I’m wondering what kind of asshole lets his car get covered in animal shit in the first place. From the looks of it, it was either rat or ferret shit (Granted, I’m no expert in animal shit. So, I’m going with what my team lead said it looked like). The car was less than two years old, so I have a hard time seeing how it was covered in that much shit.

Regardless, it reinforces my belief that people suck…..

Letter To Strangers

Dear people I haven’t met,

This might be a little hard for you to understand, but just because I’m wearing a football shirt (whether Ohio State or Carolina Panthers), it doesn’t mean I want you to come up and talk to me about it. Don’t get me wrong, I enjoy talking about football. I just like to do it with family or friends, not random assholes that happen to be in my vicinity. I know that may sound harsh, especially since I try to be nice to everyone I meet (as I was raised), but there is a reason for me saying that.

Example 1: Today, at work, I was in the middle of a project. Someone who works for the other company in the building, who I had never seen before, comes walking by me. After seeing my shirt (A red t-shirt that says “Ohio State Buckeyes football” on it), he stops.

“Is Ohio State going to beat Michigan State in the Big 10 championship game on Saturday,” he asks.

I wanted to say something sarcastic, something like, “I must be wearing my fortune teller clothes today, otherwise how could you have known that I can predict the future?” I held my tongue, though, because, once again, I was raised to be nice. Also, I was at work and I didn’t want to risk getting in trouble.

So, I played nice and gave him the short version of my opinion on the game. I didn’t want to spend too much time on it because I had to get my work done. When I was done, he said a few things and I gave him the “I’m not paying attention, but good point” head nod. Thankfully, he finally took the hint as he walked away afterwards.

Less than a minute later is when I started calling him an asshole. Because he interrupted me, I lost track of what I had been doing and I now had to start my project over from the beginning. It took me 25 minutes to finish up something that would’ve only taken 5 more minutes had he just kept his mouth shut.

Example 2: In January of 2011, Mrs. Revis and I were shopping. Once again, I was wearing Ohio State gear, only this time, it was a jersey. We weren’t shopping for anything in particular, just kind of walking around when I heard someone say, “Hey.”

Since I didn’t recognize the voice, I kept walking. Then, they said, “Hey, Buckeye.”

With a sigh, I turned around and asked the guy what was up. He puts on a shit-eating grin and asks, “What does Ohio State’s football team have in common with marijuana?”

I didn’t care what his answer was going to be, so I simply played along and asked, “What?”

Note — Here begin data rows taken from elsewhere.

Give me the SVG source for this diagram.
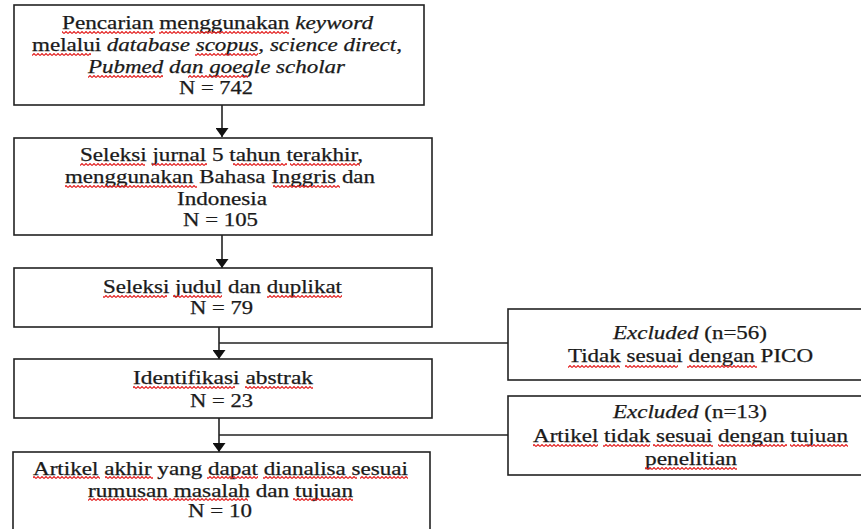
<svg xmlns="http://www.w3.org/2000/svg" width="861" height="529" viewBox="0 0 861 529">
<defs>
<style>
.box{fill:#fff;stroke:#222;stroke-width:1.6}
.t{font-family:"Liberation Serif","Times New Roman",serif;font-size:18px;fill:#1a1a1a;stroke:#1a1a1a;stroke-width:0.25;text-anchor:middle}
.i{font-style:italic}
.n{font-style:normal}
.ln{stroke:#222;stroke-width:1.6;fill:none}
.sq{fill:url(#zz)}
</style>
<pattern id="zz" x="0" y="0" width="4" height="3" patternUnits="userSpaceOnUse">
<path d="M0,2.5 L2,0.5 L4,2.5" fill="none" stroke="#e3201f" stroke-width="1.1"/>
</pattern>
<marker id="ah" viewBox="0 0 9 13" refX="9" refY="6.5" markerWidth="9" markerHeight="13" markerUnits="userSpaceOnUse" orient="auto">
<path d="M0,0 L9,6.5 L0,13 Z" fill="#111"/>
</marker>
</defs>
<rect width="861" height="529" fill="#fff"/>
<g id="connectors">
<line class="ln" x1="222" y1="105" x2="222" y2="137" marker-end="url(#ah)"/>
<line class="ln" x1="222" y1="235" x2="222" y2="268" marker-end="url(#ah)"/>
<line class="ln" x1="219" y1="327" x2="219" y2="359" marker-end="url(#ah)"/>
<line class="ln" x1="219" y1="343" x2="508" y2="343"/>
<line class="ln" x1="219" y1="418" x2="219" y2="452" marker-end="url(#ah)"/>
<line class="ln" x1="219" y1="435" x2="508" y2="435"/>
</g>
<g id="n1">
<rect class="box" x="14" y="5" width="410" height="100"/>
<text class="t" x="217.5" y="29" textLength="311" lengthAdjust="spacingAndGlyphs">Pencarian menggunakan <tspan class="i">keyword</tspan></text>
<text class="t i" x="217" y="51" textLength="370" lengthAdjust="spacingAndGlyphs"><tspan class="n">melalui</tspan> database scopus, science direct,</text>
<text class="t i" x="216.5" y="73" textLength="257" lengthAdjust="spacingAndGlyphs">Pubmed dan goegle scholar</text>
<text class="t" x="216" y="94" textLength="74" lengthAdjust="spacingAndGlyphs">N = 742</text>
</g>
<g id="n2">
<rect class="box" x="14" y="138" width="418" height="97"/>
<text class="t" x="221.5" y="161" textLength="283" lengthAdjust="spacingAndGlyphs">Seleksi jurnal 5 tahun terakhir,</text>
<text class="t" x="220" y="183" textLength="310" lengthAdjust="spacingAndGlyphs">menggunakan Bahasa Inggris dan</text>
<text class="t" x="222" y="205" textLength="90" lengthAdjust="spacingAndGlyphs">Indonesia</text>
<text class="t" x="220.5" y="226" textLength="75" lengthAdjust="spacingAndGlyphs">N = 105</text>
</g>
<g id="n3">
<rect class="box" x="14" y="268" width="418" height="59"/>
<text class="t" x="222.5" y="293" textLength="239" lengthAdjust="spacingAndGlyphs">Seleksi judul dan duplikat</text>
<text class="t" x="221.5" y="314" textLength="63" lengthAdjust="spacingAndGlyphs">N = 79</text>
</g>
<g id="n4">
<rect class="box" x="14" y="359" width="418" height="59"/>
<text class="t" x="223" y="384" textLength="180" lengthAdjust="spacingAndGlyphs">Identifikasi abstrak</text>
<text class="t" x="221.5" y="407" textLength="63" lengthAdjust="spacingAndGlyphs">N = 23</text>
</g>
<g id="n5">
<rect class="box" x="13" y="452" width="417" height="90"/>
<text class="t" x="220.5" y="475" textLength="375" lengthAdjust="spacingAndGlyphs">Artikel akhir yang dapat dianalisa sesuai</text>
<text class="t" x="220.5" y="497" textLength="265" lengthAdjust="spacingAndGlyphs">rumusan masalah dan tujuan</text>
<text class="t" x="220" y="517" textLength="64" lengthAdjust="spacingAndGlyphs">N = 10</text>
</g>
<g id="e1">
<rect class="box" x="508" y="309" width="360" height="71"/>
<text class="t" x="690" y="339" textLength="154" lengthAdjust="spacingAndGlyphs"><tspan class="i">Excluded</tspan> (n=56)</text>
<text class="t" x="690.5" y="362" textLength="245" lengthAdjust="spacingAndGlyphs">Tidak sesuai dengan PICO</text>
</g>
<g id="e2">
<rect class="box" x="508" y="396" width="360" height="79"/>
<text class="t" x="690" y="418" textLength="154" lengthAdjust="spacingAndGlyphs"><tspan class="i">Excluded</tspan> (n=13)</text>
<text class="t" x="690.5" y="442" textLength="315" lengthAdjust="spacingAndGlyphs">Artikel tidak sesuai dengan tujuan</text>
<text class="t" x="691" y="465" textLength="92" lengthAdjust="spacingAndGlyphs">penelitian</text>
</g>
<g id="spellcheck">
<g transform="translate(0,31)"><rect class="sq" x="62" width="93" height="3"/><rect class="sq" x="159" width="130" height="3"/></g>
<g transform="translate(0,53)"><rect class="sq" x="32" width="59" height="3"/><rect class="sq" x="195" width="63" height="3"/></g>
<g transform="translate(0,75)"><rect class="sq" x="88" width="75" height="3"/><rect class="sq" x="188" width="60" height="3"/></g>
<g transform="translate(0,163)"><rect class="sq" x="80" width="65" height="3"/><rect class="sq" x="152" width="55" height="3"/><rect class="sq" x="233" width="54" height="3"/><rect class="sq" x="290" width="70" height="3"/></g>
<g transform="translate(0,185)"><rect class="sq" x="65" width="132" height="3"/><rect class="sq" x="273" width="67" height="3"/></g>
<g transform="translate(0,295)"><rect class="sq" x="103" width="64" height="3"/><rect class="sq" x="173" width="49" height="3"/><rect class="sq" x="267" width="75" height="3"/></g>
<g transform="translate(0,386)"><rect class="sq" x="133" width="102" height="3"/><rect class="sq" x="245" width="68" height="3"/></g>
<g transform="translate(0,476)"><rect class="sq" x="33" width="67" height="3"/><rect class="sq" x="105" width="48" height="3"/><rect class="sq" x="207" width="51" height="3"/><rect class="sq" x="263" width="94" height="3"/><rect class="sq" x="360" width="48" height="3"/></g>
<g transform="translate(0,498)"><rect class="sq" x="88" width="60" height="3"/><rect class="sq" x="153" width="95" height="3"/><rect class="sq" x="293" width="60" height="3"/></g>
<g transform="translate(0,365)"><rect class="sq" x="568" width="52" height="3"/><rect class="sq" x="625" width="53" height="3"/><rect class="sq" x="687" width="70" height="3"/></g>
<g transform="translate(0,444)"><rect class="sq" x="533" width="65" height="3"/><rect class="sq" x="603" width="47" height="3"/><rect class="sq" x="653" width="60" height="3"/><rect class="sq" x="718" width="69" height="3"/><rect class="sq" x="790" width="58" height="3"/></g>
<g transform="translate(0,467)"><rect class="sq" x="645" width="92" height="3"/></g>
</g>
</svg>
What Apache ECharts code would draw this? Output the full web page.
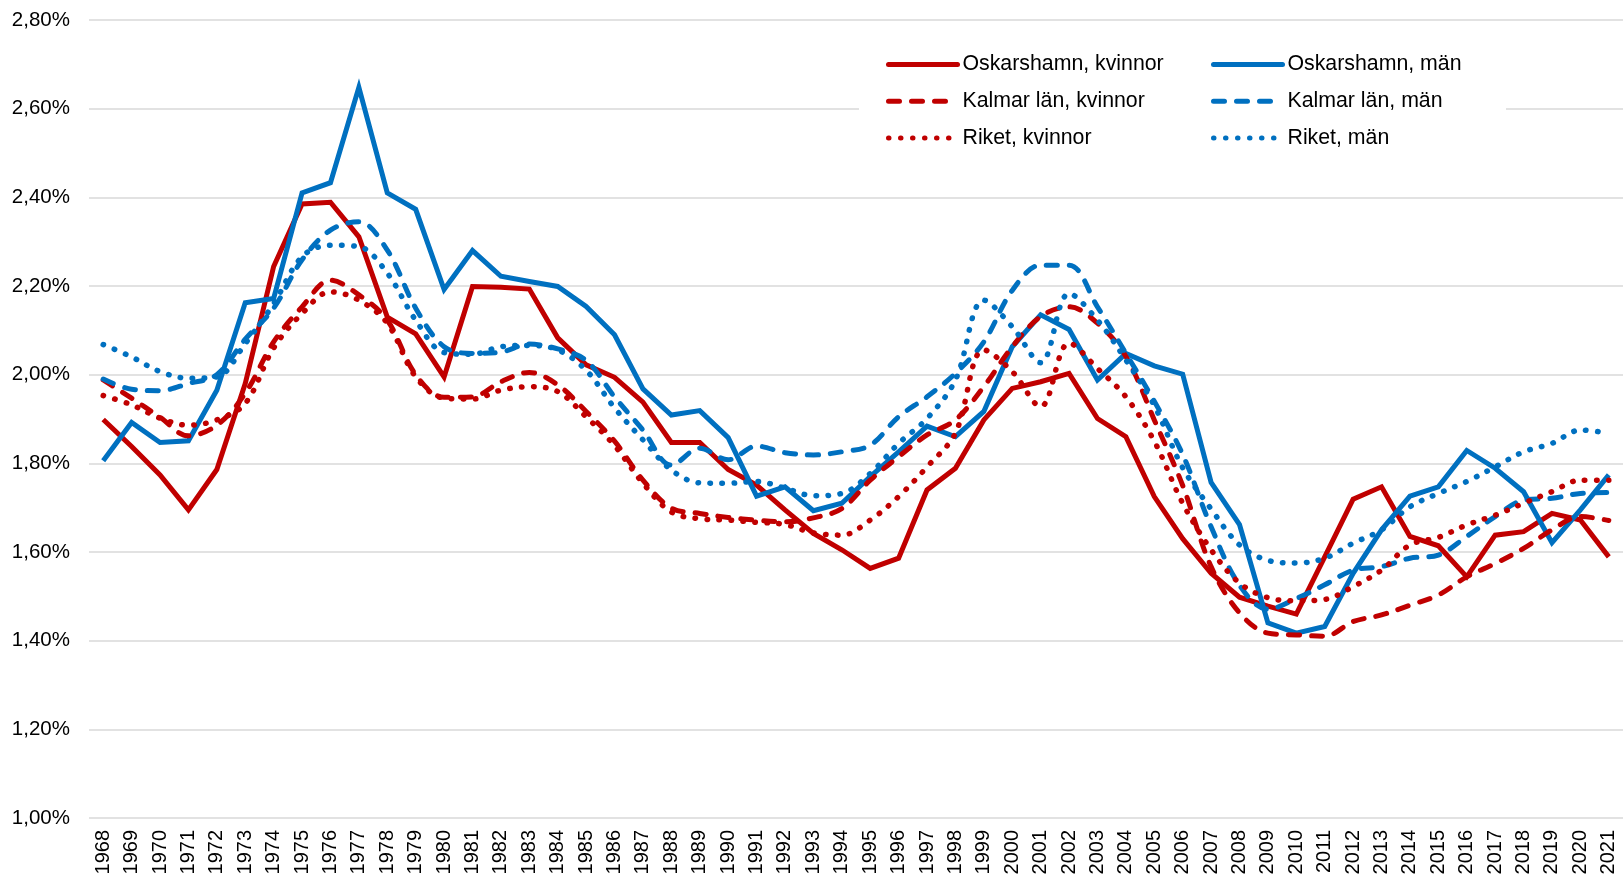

“They both get smoked in bowls.”

I will admit that it was a clever joke. During Jim Tressell’s run at Ohio State, with the exception of the year they won the National Championship, his teams didn’t do very good in bowl games.

However, that year (which turned out to be his last season because of the tattoo scandal), a year that they said a Big 10 school couldn’t beat an SEC team, my Buckeyes beat Arkansas in a BCS game.

So, in response to his joke, I said as I walked away, “Tell that to Arkansas.”

Either this guy was a Razorback fan (making him stupid for even bringing it up), or he was mentally unstable, because he went nuts when I said that. He started cursing and throwing a hissy fit in the middle of the store. Mrs. Revis and I got the hell out of there as quickly as we could because we didn’t want to end up on the news.

In conclusion, don’t assume that just because I like football that I’m willing to talk to anyone, at anytime, about it. If you feel that you must talk to me about it, at least ask if I have time to talk about it first. I might be in the middle of something. I could be working, or trying to have some family time. Or maybe I just won’t be in the mood to be hounded by weird strangers who assume I care what they think about football.